#### Dataset extract
────────

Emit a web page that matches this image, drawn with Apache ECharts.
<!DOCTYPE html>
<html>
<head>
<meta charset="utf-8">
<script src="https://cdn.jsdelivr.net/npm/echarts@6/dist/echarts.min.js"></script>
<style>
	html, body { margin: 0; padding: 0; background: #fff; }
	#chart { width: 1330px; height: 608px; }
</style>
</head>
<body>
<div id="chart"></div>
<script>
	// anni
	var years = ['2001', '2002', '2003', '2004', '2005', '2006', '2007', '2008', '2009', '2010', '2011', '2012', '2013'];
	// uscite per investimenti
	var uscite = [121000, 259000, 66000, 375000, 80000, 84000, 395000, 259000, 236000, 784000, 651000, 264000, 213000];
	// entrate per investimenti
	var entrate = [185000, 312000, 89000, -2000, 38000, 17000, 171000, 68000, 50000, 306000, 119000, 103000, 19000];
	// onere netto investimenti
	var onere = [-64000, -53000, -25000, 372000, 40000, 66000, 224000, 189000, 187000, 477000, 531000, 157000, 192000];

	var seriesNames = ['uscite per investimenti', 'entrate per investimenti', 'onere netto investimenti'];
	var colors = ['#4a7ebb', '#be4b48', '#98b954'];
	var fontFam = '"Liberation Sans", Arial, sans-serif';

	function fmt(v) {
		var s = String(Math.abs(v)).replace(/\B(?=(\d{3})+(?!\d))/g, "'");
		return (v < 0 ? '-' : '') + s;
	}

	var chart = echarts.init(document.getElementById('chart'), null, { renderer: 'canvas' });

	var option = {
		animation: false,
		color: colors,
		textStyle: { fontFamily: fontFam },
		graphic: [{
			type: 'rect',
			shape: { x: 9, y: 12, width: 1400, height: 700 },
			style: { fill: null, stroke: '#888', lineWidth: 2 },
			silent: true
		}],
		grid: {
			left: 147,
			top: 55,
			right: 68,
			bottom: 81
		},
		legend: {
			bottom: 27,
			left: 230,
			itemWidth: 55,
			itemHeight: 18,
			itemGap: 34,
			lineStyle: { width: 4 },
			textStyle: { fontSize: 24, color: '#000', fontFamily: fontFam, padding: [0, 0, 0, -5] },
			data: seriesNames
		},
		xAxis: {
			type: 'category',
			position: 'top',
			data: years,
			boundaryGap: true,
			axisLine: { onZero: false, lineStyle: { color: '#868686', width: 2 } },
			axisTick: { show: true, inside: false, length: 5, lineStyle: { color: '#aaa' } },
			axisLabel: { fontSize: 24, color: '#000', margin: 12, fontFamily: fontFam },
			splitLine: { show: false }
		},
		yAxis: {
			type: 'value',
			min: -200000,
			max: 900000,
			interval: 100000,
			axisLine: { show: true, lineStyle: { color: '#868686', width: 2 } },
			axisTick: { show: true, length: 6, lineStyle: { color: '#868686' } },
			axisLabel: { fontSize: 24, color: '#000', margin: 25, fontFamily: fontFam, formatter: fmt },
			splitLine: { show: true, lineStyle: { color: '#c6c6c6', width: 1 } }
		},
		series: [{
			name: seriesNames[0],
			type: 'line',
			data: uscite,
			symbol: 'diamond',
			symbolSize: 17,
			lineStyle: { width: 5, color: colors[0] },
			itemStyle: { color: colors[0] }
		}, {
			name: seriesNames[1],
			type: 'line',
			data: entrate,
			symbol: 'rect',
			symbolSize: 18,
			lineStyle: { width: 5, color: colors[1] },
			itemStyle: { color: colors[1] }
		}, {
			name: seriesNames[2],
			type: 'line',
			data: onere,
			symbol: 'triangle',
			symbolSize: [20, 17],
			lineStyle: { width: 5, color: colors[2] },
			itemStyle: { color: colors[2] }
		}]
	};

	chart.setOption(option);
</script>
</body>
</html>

────────

Repeat the material above in full, exactly as it stands.

#### Solution for this problem
Emit a web page that matches this image, drawn with Apache ECharts.
<!DOCTYPE html>
<html>
<head>
<meta charset="utf-8">
<script src="https://cdn.jsdelivr.net/npm/echarts@6/dist/echarts.min.js"></script>
<style>
	html, body { margin: 0; padding: 0; background: #fff; }
	#chart { width: 1330px; height: 608px; }
</style>
</head>
<body>
<div id="chart"></div>
<script>
	// anni
	var years = ['2001', '2002', '2003', '2004', '2005', '2006', '2007', '2008', '2009', '2010', '2011', '2012', '2013'];
	// uscite per investimenti
	var uscite = [121000, 259000, 66000, 375000, 80000, 84000, 395000, 259000, 236000, 784000, 651000, 264000, 213000];
	// entrate per investimenti
	var entrate = [185000, 312000, 89000, -2000, 38000, 17000, 171000, 68000, 50000, 306000, 119000, 103000, 19000];
	// onere netto investimenti
	var onere = [-64000, -53000, -25000, 372000, 40000, 66000, 224000, 189000, 187000, 477000, 531000, 157000, 192000];

	var seriesNames = ['uscite per investimenti', 'entrate per investimenti', 'onere netto investimenti'];
	var colors = ['#4a7ebb', '#be4b48', '#98b954'];
	var fontFam = '"Liberation Sans", Arial, sans-serif';

	function fmt(v) {
		var s = String(Math.abs(v)).replace(/\B(?=(\d{3})+(?!\d))/g, "'");
		return (v < 0 ? '-' : '') + s;
	}

	var chart = echarts.init(document.getElementById('chart'), null, { renderer: 'canvas' });

	var option = {
		animation: false,
		color: colors,
		textStyle: { fontFamily: fontFam },
		graphic: [{
			type: 'rect',
			shape: { x: 9, y: 12, width: 1400, height: 700 },
			style: { fill: null, stroke: '#888', lineWidth: 2 },
			silent: true
		}],
		grid: {
			left: 147,
			top: 55,
			right: 68,
			bottom: 81
		},
		legend: {
			bottom: 27,
			left: 230,
			itemWidth: 55,
			itemHeight: 18,
			itemGap: 34,
			lineStyle: { width: 4 },
			textStyle: { fontSize: 24, color: '#000', fontFamily: fontFam, padding: [0, 0, 0, -5] },
			data: seriesNames
		},
		xAxis: {
			type: 'category',
			position: 'top',
			data: years,
			boundaryGap: true,
			axisLine: { onZero: false, lineStyle: { color: '#868686', width: 2 } },
			axisTick: { show: true, inside: false, length: 5, lineStyle: { color: '#aaa' } },
			axisLabel: { fontSize: 24, color: '#000', margin: 12, fontFamily: fontFam },
			splitLine: { show: false }
		},
		yAxis: {
			type: 'value',
			min: -200000,
			max: 900000,
			interval: 100000,
			axisLine: { show: true, lineStyle: { color: '#868686', width: 2 } },
			axisTick: { show: true, length: 6, lineStyle: { color: '#868686' } },
			axisLabel: { fontSize: 24, color: '#000', margin: 25, fontFamily: fontFam, formatter: fmt },
			splitLine: { show: true, lineStyle: { color: '#c6c6c6', width: 1 } }
		},
		series: [{
			name: seriesNames[0],
			type: 'line',
			data: uscite,
			symbol: 'diamond',
			symbolSize: 17,
			lineStyle: { width: 5, color: colors[0] },
			itemStyle: { color: colors[0] }
		}, {
			name: seriesNames[1],
			type: 'line',
			data: entrate,
			symbol: 'rect',
			symbolSize: 18,
			lineStyle: { width: 5, color: colors[1] },
			itemStyle: { color: colors[1] }
		}, {
			name: seriesNames[2],
			type: 'line',
			data: onere,
			symbol: 'triangle',
			symbolSize: [20, 17],
			lineStyle: { width: 5, color: colors[2] },
			itemStyle: { color: colors[2] }
		}]
	};

	chart.setOption(option);
</script>
</body>
</html>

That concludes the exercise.